Always order the appraisal before you commit to the purchase, or structure the purchase contingent on the appraisal coming in at the required level.
Property ownership rules
- Residential condos — the most common vehicle. Fully owned or pre-sale contract (pre-sale must be fully paid).
- Houses — fine, including land under the house, but only up to the curtilage; large tracts may hit agricultural-land limits.
- Commercial property — office, retail, hotel units all qualify.
- Agricultural land — prohibited for foreign individual owners since 2017 (a constitutional amendment). Some holdings are grandfathered but no new purchases by foreign nationals.
- Multiple smaller properties aggregated to reach $150,000 — allowed, as long as each is individually titled and they total the required valuation.
Renewal and holding
- Renewal asks for continued ownership of the qualifying property. Sell it, and the permit isn't renewed.
- You can upgrade or swap properties between renewals as long as the replacement also clears the threshold.
- There is no minimum physical-presence requirement during the permit year, which makes D5 a natural fit for part-time residents.
Dependents
- Spouse and minor children can be added on the D4 family permit, filed alongside or after the D5.
- Each dependent is issued a separate one-year permit synchronized to the primary D5.
Path to citizenship
- Time on D5 counts toward naturalization on the standard ten-year schedule. However, light physical presence can undermine the continuity claim at naturalization — long absences (over 6 months) are flagged.
- If citizenship is a real goal and not just residency, plan to spend at least half of each year in Georgia.
What This Route Allows
This route can allow you to live in Georgia through the qualifying investment, business, or self-employment basis described above. The proof package should be concrete before filing: accepted investment or business activity, lawful source-of-funds records, corporate, property, or bank documents where relevant, background checks, and the government forms for this pathway.
What This Route Is Not
This is not a guaranteed approval just because money is available. Investment routes usually require due diligence, source-of-funds proof, and careful review of the exact investment rules.
Next Steps
- Scope the market. Tbilisi (stable, liquid, the safe default), Batumi (beach market, higher yield but more speculative), Kutaisi (cheapest entry). Avoid off-plan developments without a clear delivery record.
- Order an independent appraisal before closing. Use a government-licensed appraiser and require in writing that the valuation clear $150,000.
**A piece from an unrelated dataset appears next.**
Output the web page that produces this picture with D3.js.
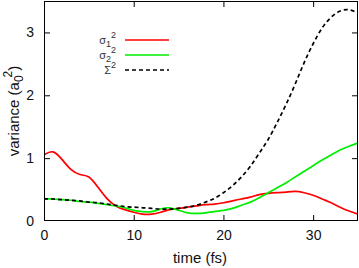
<!DOCTYPE html>
<html><head><meta charset="utf-8">
<script src="https://cdn.jsdelivr.net/npm/d3@7"></script>
<style>
html,body{margin:0;padding:0;background:#fff;}
svg{display:block;font-family:"Liberation Sans",Arial,Helvetica,sans-serif;}
</style></head>
<body>
<svg id="c" width="359" height="268"></svg>
<script>
const times = [0,1,2,3,4,5,6,7,8,9,10,11,12,13,14,15,16,17,18,19,20,21,22,23,24,25,26,27,28,29,30,31,32,33,34,35];
const sigma1 = [1.05,1.10,0.98,0.82,0.74,0.70,0.54,0.36,0.24,0.18,0.14,0.11,0.11,0.14,0.18,0.20,0.22,0.24,0.26,0.27,0.29,0.32,0.35,0.38,0.42,0.44,0.45,0.46,0.47,0.45,0.41,0.35,0.29,0.22,0.16,0.11];
const sigma2 = [0.35,0.35,0.34,0.33,0.31,0.30,0.28,0.26,0.24,0.21,0.17,0.15,0.15,0.19,0.21,0.17,0.13,0.12,0.13,0.15,0.17,0.20,0.25,0.30,0.37,0.45,0.53,0.61,0.70,0.79,0.88,0.97,1.05,1.13,1.19,1.24];
const bigSigma = [0.35,0.35,0.34,0.33,0.32,0.30,0.29,0.27,0.25,0.23,0.22,0.21,0.20,0.19,0.19,0.20,0.22,0.25,0.30,0.36,0.45,0.56,0.70,0.87,1.08,1.30,1.57,1.86,2.18,2.52,2.82,3.07,3.24,3.34,3.36,3.31];
const xTicks = [0,10,20,30];
const yTicks = [0,1,2,3];

const svg = d3.select("#c");
const L=44,R=358,T=1,B=221;
const x = d3.scaleLinear().domain([0,35]).range([L,R]);
const y = d3.scaleLinear().domain([0,3.5]).range([B,T]);
const TL = 6;

const gB = svg.append("g").attr("transform",`translate(0,${B})`)
  .call(d3.axisBottom(x).tickValues(xTicks).tickSizeInner(-TL).tickSizeOuter(0).tickPadding(TL+3).tickFormat(d3.format("d")));
const gT = svg.append("g").attr("transform",`translate(0,${T})`)
  .call(d3.axisTop(x).tickValues(xTicks).tickSizeInner(-TL).tickSizeOuter(0).tickFormat(""));
const gL = svg.append("g").attr("transform",`translate(${L},0)`)
  .call(d3.axisLeft(y).tickValues(yTicks).tickSizeInner(-TL).tickSizeOuter(0).tickPadding(TL+4).tickFormat(d3.format("d")));
const gR = svg.append("g").attr("transform",`translate(${R},0)`)
  .call(d3.axisRight(y).tickValues(yTicks).tickSizeInner(-TL).tickSizeOuter(0).tickFormat(""));
[gB,gT,gL,gR].forEach(g=>{
  g.select(".domain").remove();
  g.selectAll("line").attr("stroke","#000");
  g.selectAll("text").attr("fill","#111").style("font-size","14px").style("font-family","'Liberation Sans',Arial,sans-serif");
});
gT.selectAll(".tick").filter(d=>d===0).remove();
gB.selectAll(".tick line").filter(d=>d===0).remove();
gL.selectAll(".tick line").filter(d=>d===0).remove();
gR.selectAll(".tick").filter(d=>d===0).remove();

const line = d3.line().curve(d3.curveNatural);
const series = [
  {v:sigma1,color:"#ff0000",dash:null},
  {v:sigma2,color:"#00ee00",dash:null},
  {v:bigSigma,color:"#000",dash:"4,3"}
];
svg.append("clipPath").attr("id","cp").append("rect").attr("x",L).attr("y",T).attr("width",R-L).attr("height",B-T);
const plot = svg.append("g").attr("clip-path","url(#cp)");
series.forEach(s=>{
  plot.append("path").attr("d",line(times.map((t,i)=>[x(t),y(s.v[i])])))
    .attr("fill","none").attr("stroke",s.color).attr("stroke-width",1.7)
    .attr("stroke-dasharray",s.dash);
});

svg.append("rect").attr("x",L+0.5).attr("y",T+0.5).attr("width",R-L-1).attr("height",B-T-1)
  .attr("fill","none").attr("stroke","#000").attr("stroke-width",1);

const legend = [
  {base:"σ",sub:"1",sup:"2",color:"#ff0000",dash:null,y:40},
  {base:"σ",sub:"2",sup:"2",color:"#00ee00",dash:null,y:55},
  {base:"Σ",sub:null,sup:"2",color:"#000",dash:"4,3",y:70}
];
legend.forEach(l=>{
  svg.append("line").attr("x1",125).attr("x2",169).attr("y1",l.y).attr("y2",l.y)
    .attr("stroke",l.color).attr("stroke-width",1.7).attr("stroke-dasharray",l.dash);
  const t = svg.append("text").attr("x",116).attr("y",l.y+4).attr("text-anchor","end")
    .attr("fill","#333").style("font-size","11px");
  t.append("tspan").text(l.base);
  if(l.sub) t.append("tspan").attr("dy",3).style("font-size","9px").text(l.sub);
  t.append("tspan").attr("dy",l.sub?-9:-6).style("font-size","9px").text(l.sup);
});

svg.append("text").attr("x",200).attr("y",263).attr("text-anchor","middle")
  .attr("fill","#111").style("font-size","15px").text("time (fs)");
const yl = svg.append("text").attr("transform","translate(19,111) rotate(-90)").attr("text-anchor","middle")
  .attr("fill","#111").style("font-size","15px");
yl.append("tspan").text("variance (a");
yl.append("tspan").attr("dy",4).style("font-size","12px").text("0");
yl.append("tspan").attr("dy",-11).attr("dx",-2).style("font-size","12px").text("2");
yl.append("tspan").attr("dy",7).text(")");
</script>
</body></html>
- Due-diligence the title. Georgia's National Agency of Public Registry maintains a public property register. A Georgian real-estate lawyer can run the title check in a day.
- Close the purchase. Georgian real-estate transactions are fast — same-day registration is typical. You will need a Georgian bank account or attorney escrow to fund the purchase.
- Apostille and translate your civil documents — passport, birth certificate, marriage certificate, police certificates. All must be translated into Georgian.
- File the D5 residence permit. Submit through the Public Service Development Agency (PSDA) with the property title, appraisal, and personal documents. Confirm the current standard and accelerated fee options before filing.
- Hold and renew. Keep the property. Renew the permit each year. After ten years, review permanent residence or naturalization options if those are the goal.
Sources
- Law of Georgia on the Legal Status of Aliens and Stateless Persons — the governing statute, including the D5 valuation rule.
- Public Service Development Agency — Migration and residence permits — D5 residence-permit categories and filing procedures.
- National Agency of Public Registry — title search and property registration authority.
- Constitution of Georgia, Article 19 — the agricultural-land ownership restriction for foreigners.
- Ministry of Foreign Affairs of Georgia — official consular and visa information.